He has had to keep his reported relationship with the Gupta family front-of-mind as it just doesn’t seem to go away; similarly, his homestead, Nkandla.
However, there is a new controversy of far more international significance that threatens to become a constitutional crisis. The South Gauteng High Court in Pretoria dismissed government’s application to appeal against the ruling that allowing Sudanese President Omar al Bashir to leave the country was at odds with the constitution.
The government had argued the summit Bashir attended fell under the auspices of the African Unity and that it raised questions about diplomatic immunity for heads of states. What makes this elephant in the room even bigger is that South Africa will be hosting the Forum on Africa-China Cooperation in December – and Bashir has been invited.

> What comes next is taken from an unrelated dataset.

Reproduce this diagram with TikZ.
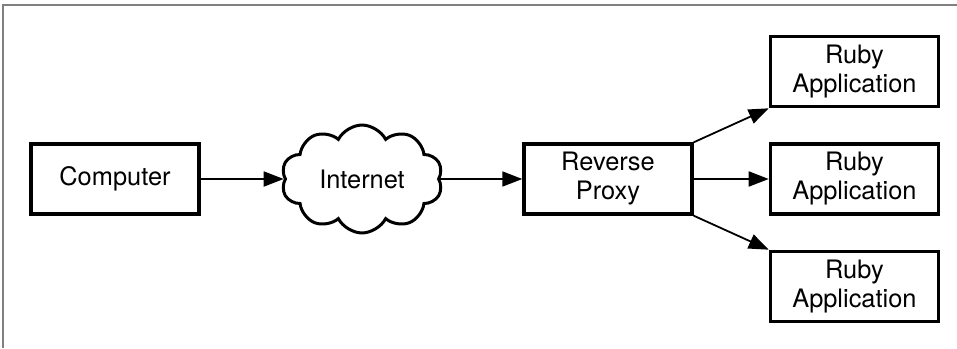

Zuma has reportedly refused to be drawn into whether the Sudanese president would risk coming back to South Africa. The more pertinent question is whether South Africa would risk the ire of the continent by advising him to rather stay away, because this country is still a signatory of the Rome Statute?

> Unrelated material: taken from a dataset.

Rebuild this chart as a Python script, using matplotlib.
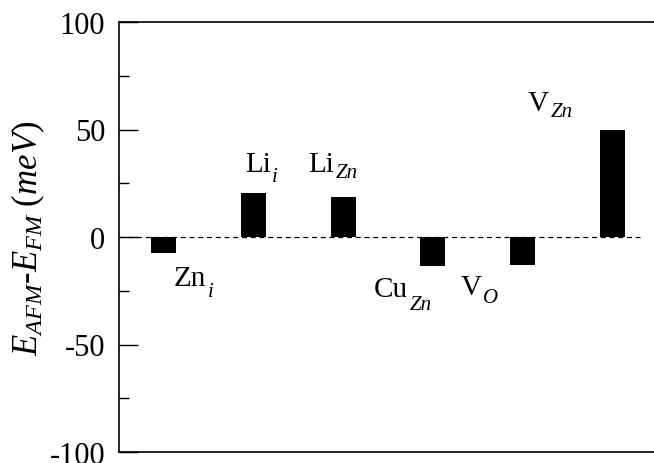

Under international law, it has to arrest Bashir. The International Criminal Court has indicted Bashir twice on charges of genocide and war crimes. The other question is: what will happen if government appeals directly to the Supreme Court of Appeal? This episode is far from over, but no doubt a major headache for the government as it tries to uphold its standing in the international community while nurturing the relationships it has built on the continent.
This time, the government will be under no illusions about the magnitude of the public response to the issue, especially now that the December event would not fall under the AU. The next move is in the hands of the government.